The Office of the United States Trade Representative (USTR) yesterday proposed tariffs on around $11 billion worth of European Union (E.U.) goods, including cheese, wine, and ceramic beer steins.

The potential tariffs come in response to E.U. subsidies that support aircraft manufacturer Airbus. The World Trade Organization (WTO) recently found these subsidies caused around $11 billion worth of “adverse effects” to U.S. businesses, a figure the E.U. claims is “greatly exaggerated.”

“Our ultimate goal is to reach an agreement with the E.U. to end all WTO-inconsistent subsidies to large civil aircraft,” U.S. Trade Representative Robert Lighthizer said. “When the E.U. ends these harmful subsidies, the additional U.S. duties imposed in response can be lifted.”

The USTR released a 14-page preliminary list of goods that would be affected by its tariffs.
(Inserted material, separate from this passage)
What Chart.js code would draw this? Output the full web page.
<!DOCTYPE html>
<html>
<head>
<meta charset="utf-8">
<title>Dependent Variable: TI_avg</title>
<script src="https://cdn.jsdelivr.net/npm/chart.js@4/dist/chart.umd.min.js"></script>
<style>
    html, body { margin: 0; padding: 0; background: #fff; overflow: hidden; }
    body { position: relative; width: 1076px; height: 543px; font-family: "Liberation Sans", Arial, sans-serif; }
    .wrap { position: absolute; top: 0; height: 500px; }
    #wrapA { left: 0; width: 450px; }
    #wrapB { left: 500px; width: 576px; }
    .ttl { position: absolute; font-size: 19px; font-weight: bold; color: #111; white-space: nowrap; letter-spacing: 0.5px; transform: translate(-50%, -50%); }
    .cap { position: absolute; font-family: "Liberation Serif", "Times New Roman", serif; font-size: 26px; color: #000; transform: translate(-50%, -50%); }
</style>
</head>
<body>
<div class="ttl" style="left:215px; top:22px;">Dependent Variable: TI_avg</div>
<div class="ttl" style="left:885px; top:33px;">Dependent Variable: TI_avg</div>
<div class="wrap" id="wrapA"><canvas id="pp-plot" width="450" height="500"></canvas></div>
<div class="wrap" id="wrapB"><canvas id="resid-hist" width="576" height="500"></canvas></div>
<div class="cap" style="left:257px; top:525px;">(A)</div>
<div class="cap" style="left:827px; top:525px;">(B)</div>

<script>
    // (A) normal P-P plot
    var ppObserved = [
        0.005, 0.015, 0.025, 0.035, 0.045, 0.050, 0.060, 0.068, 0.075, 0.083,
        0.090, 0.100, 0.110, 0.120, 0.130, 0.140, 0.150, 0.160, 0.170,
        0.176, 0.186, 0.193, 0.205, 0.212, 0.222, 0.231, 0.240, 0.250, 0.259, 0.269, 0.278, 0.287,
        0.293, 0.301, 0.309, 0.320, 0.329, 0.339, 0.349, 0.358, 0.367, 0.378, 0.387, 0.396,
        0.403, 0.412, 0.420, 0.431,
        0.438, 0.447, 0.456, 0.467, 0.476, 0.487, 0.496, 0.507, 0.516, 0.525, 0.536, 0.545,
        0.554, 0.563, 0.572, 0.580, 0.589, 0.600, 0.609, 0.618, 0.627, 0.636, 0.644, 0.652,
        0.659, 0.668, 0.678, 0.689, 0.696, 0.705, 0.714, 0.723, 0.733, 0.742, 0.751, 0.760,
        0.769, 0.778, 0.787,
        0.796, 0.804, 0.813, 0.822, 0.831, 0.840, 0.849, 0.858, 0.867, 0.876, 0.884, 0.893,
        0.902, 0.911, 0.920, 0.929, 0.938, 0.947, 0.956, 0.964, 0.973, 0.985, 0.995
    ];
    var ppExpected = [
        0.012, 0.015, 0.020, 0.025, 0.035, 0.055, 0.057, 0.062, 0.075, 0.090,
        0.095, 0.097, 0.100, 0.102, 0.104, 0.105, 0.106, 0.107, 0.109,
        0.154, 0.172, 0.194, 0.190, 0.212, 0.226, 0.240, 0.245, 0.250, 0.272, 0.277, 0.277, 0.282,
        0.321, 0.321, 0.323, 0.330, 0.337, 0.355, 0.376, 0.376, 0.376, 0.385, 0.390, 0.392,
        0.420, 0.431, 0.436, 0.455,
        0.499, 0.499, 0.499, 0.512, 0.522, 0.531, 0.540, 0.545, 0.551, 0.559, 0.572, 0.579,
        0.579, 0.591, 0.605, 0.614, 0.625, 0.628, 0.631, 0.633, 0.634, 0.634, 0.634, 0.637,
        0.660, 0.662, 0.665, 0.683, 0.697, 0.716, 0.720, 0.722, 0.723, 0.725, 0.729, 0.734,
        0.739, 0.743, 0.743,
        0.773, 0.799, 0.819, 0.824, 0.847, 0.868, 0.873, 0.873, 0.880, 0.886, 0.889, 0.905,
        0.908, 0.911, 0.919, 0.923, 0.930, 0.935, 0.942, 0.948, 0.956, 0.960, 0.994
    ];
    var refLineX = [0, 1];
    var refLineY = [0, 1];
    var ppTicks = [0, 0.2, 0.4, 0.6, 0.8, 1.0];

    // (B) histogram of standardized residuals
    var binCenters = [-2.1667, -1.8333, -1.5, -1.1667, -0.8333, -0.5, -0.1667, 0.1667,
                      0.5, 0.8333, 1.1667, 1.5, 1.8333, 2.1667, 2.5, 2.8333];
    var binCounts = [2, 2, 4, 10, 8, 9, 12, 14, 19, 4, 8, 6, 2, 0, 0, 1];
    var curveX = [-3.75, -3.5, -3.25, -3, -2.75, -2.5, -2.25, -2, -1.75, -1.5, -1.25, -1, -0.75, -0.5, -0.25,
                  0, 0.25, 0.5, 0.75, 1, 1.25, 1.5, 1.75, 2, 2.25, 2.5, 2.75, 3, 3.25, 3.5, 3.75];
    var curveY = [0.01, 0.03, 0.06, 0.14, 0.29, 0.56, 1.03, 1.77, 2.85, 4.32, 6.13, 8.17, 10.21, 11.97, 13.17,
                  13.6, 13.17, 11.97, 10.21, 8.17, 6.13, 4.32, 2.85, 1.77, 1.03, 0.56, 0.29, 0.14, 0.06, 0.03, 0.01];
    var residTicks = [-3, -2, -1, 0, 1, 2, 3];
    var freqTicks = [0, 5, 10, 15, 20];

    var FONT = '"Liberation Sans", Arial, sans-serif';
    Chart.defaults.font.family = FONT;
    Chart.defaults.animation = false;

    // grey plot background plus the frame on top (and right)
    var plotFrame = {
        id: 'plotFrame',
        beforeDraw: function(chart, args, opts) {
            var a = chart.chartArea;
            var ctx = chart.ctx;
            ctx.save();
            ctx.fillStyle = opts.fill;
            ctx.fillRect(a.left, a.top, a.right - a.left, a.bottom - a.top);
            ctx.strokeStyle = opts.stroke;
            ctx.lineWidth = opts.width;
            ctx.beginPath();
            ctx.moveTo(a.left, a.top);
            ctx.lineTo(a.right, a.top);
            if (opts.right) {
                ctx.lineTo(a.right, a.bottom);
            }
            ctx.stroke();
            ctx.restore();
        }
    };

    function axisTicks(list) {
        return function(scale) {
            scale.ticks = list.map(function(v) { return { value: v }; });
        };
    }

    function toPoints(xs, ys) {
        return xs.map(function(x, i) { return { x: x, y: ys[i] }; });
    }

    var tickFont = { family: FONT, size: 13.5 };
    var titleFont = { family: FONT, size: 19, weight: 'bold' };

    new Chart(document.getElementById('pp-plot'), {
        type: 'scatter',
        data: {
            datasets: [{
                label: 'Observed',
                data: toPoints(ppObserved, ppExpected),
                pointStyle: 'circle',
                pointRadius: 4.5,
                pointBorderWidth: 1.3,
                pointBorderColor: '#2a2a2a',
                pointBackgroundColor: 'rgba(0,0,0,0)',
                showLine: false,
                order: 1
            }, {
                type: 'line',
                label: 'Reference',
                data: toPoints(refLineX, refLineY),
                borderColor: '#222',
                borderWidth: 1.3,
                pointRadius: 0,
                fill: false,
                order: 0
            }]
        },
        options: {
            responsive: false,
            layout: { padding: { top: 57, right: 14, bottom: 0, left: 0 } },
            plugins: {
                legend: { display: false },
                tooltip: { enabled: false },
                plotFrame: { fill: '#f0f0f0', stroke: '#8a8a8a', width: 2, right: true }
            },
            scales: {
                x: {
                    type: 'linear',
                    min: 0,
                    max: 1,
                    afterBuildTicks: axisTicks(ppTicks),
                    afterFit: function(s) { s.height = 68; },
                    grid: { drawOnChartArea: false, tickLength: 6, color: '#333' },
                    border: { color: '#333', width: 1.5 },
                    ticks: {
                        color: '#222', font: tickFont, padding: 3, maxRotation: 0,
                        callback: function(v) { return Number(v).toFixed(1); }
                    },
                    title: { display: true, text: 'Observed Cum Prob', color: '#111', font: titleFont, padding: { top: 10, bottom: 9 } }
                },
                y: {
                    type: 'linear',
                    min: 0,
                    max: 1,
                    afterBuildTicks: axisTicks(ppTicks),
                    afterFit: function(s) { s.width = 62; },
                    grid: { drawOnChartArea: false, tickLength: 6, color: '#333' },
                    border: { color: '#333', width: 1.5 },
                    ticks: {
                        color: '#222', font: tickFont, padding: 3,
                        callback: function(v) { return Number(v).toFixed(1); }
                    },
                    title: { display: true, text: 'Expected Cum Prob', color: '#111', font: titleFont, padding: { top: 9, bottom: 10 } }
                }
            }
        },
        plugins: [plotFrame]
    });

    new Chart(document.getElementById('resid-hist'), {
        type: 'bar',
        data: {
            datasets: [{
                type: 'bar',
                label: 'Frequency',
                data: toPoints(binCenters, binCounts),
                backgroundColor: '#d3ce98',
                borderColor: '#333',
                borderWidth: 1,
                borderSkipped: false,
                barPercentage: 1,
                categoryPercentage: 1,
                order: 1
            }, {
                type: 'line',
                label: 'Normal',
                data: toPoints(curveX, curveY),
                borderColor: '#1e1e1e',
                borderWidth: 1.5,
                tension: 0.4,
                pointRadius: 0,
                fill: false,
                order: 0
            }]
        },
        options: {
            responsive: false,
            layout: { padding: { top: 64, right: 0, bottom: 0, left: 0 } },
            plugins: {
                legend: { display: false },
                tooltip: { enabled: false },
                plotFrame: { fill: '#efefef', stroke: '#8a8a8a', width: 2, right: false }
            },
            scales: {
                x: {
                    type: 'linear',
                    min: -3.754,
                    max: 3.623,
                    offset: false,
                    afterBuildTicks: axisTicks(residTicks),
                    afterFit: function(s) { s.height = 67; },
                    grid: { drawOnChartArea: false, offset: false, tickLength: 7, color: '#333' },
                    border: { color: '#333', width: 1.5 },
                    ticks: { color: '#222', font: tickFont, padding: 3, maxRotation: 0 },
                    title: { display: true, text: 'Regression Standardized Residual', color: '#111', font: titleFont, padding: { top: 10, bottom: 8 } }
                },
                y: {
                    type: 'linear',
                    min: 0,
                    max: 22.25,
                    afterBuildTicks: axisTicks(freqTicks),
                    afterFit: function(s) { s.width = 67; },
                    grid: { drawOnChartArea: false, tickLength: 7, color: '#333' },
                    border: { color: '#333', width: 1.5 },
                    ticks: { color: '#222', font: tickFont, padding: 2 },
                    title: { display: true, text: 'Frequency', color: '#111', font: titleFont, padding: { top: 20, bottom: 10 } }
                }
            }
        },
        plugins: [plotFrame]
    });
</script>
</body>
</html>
Among the wide-ranging list of items are cheese (including cheddar, Roquefort, stilton, gruyere, and pecorino), Marsala wine, ceramic household steins with pewter lids, lemons (fresh or dried), and virgin olive oil. The list also includes certain aircraft, helicopters, and motorcycles.

The move marks an escalation in trade tensions between the U.S. and the E.U., which started last year when President Trump implemented taxes on imported steel and aluminum from its allies. The E.U. hit back with retaliatory tariffs on U.S. goods, including whiskey, bourbon, Levis jeans, and Harley-Davidson motorcycles.

The effects of the E.U.’s tariffs are already being felt. In March 2019, Jack Daniel’s parent company Brown-Forman reported fears of a $125 million drop in its 2019 financial results and attributed the potential loss to the retaliatory tariffs.